Dalam materi berjudul “Pengharmonisasian Peraturan Peraturan Perundang-undangan“ ini, Unan Pribadi mengatakan ketika perancang saat terlibat pada tahapan-tahapan penyusunan rencana peraturan perundang-undangan (RPUU), maka ia harus terlibat dalam harmonisasi sebagai bagian dari syarat formal dengan berpedoman pada dasar hukumnya berupa UU 15/2019.
Berbicara tahapan pengharmonisasian RPUU ini, Unan menjelaskan secara runut mulai dari tahap pengajuan permohonan pengharmonisasian RPUU dari pemrakarsa yakni Menteri atau Sekjen atas nama Menteri.
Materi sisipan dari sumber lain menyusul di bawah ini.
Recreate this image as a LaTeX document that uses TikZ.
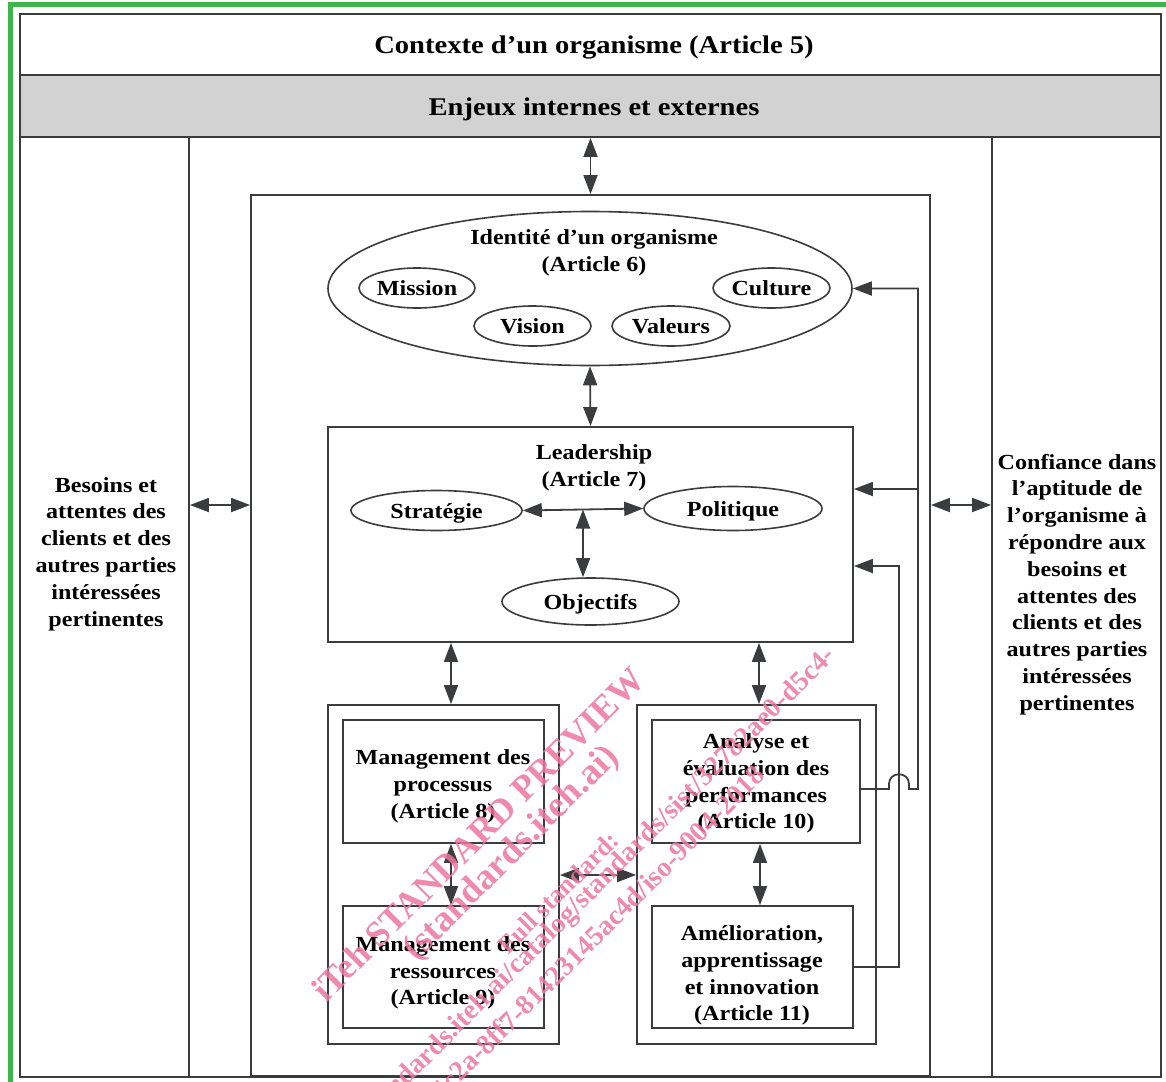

Selanjutnya akan dilaksanakan pemeriksaan administratif, di antaranya naskah akademik, penjelasan mengenai urgensi dari pokok-pokok pikiran; analisis konsepsi; rapat pengharmonisasian konsep RPUU; paraf persetujuan; dan penyampaian hasil pengharmonisasian konsepsi RPUU.
“Jadi aspek yang diharmonisasikan adalahkonsepsi materi muatan atau substansi dan teknik penyusunan peraturan perundang-undangan,“ jelas Unan dalam kegiatan yang dimoderatori oleh Vieta Cornelis yang merupakan pengajar ilmu hukum dari Universitas Dr. Soetomo.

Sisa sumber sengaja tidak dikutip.